Мои предчувствия впоследствии вполне подтвердились; несколько лет тому назад было указано, что Луначарский и Бубнов проводили неправильную систему преподавания и что необходимо ввести новые методы обучения, — причем оказалось, что эти «новые» методы вполне совпадают с теми, какие существовали при царском режиме. Но это случилось, к сожалению, после 18 лет хаоса, царствовавшего в учебных заведениях, когда наладить снова правильное обучение стало уже очень трудной задачей, так как за это время школа потеряла многих хороших учителей, а вновь произведенные при большевистском режиме отличались очень слабой педагогической подготовкой.
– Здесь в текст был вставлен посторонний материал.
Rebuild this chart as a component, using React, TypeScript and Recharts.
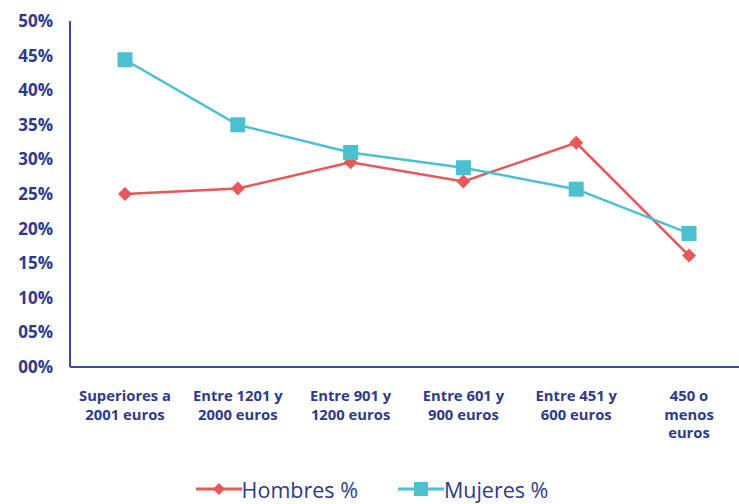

В конце 1923 года я предложил коллегии НТО ежегодно собирать директоров исследовательских Институтов на конференцию для доклада о сделанных работах и для установления годовой программы дальнейших исследований. Коллегия НТО приняла это предложение и постановила первую подобную конференцию созвать немедленно же. Она состоялась в декабре. Для удобства Институты были разбиты по своим специальностям на группы, и в каждой группе должен был председательствовать непременный член коллегии НТО, в ведении которого находилась эта группа Институтов. Таким образом, образовались группы: химическая, электро-техническая, механическая, минералогическая и другие. На конференцию должны были быть доставлены письменные отчеты и программа работ на будущий год. Эта мера оказалась очень продуктивной и с этого времени подобные конференции собирались каждый год, — большею частью в конце декабря.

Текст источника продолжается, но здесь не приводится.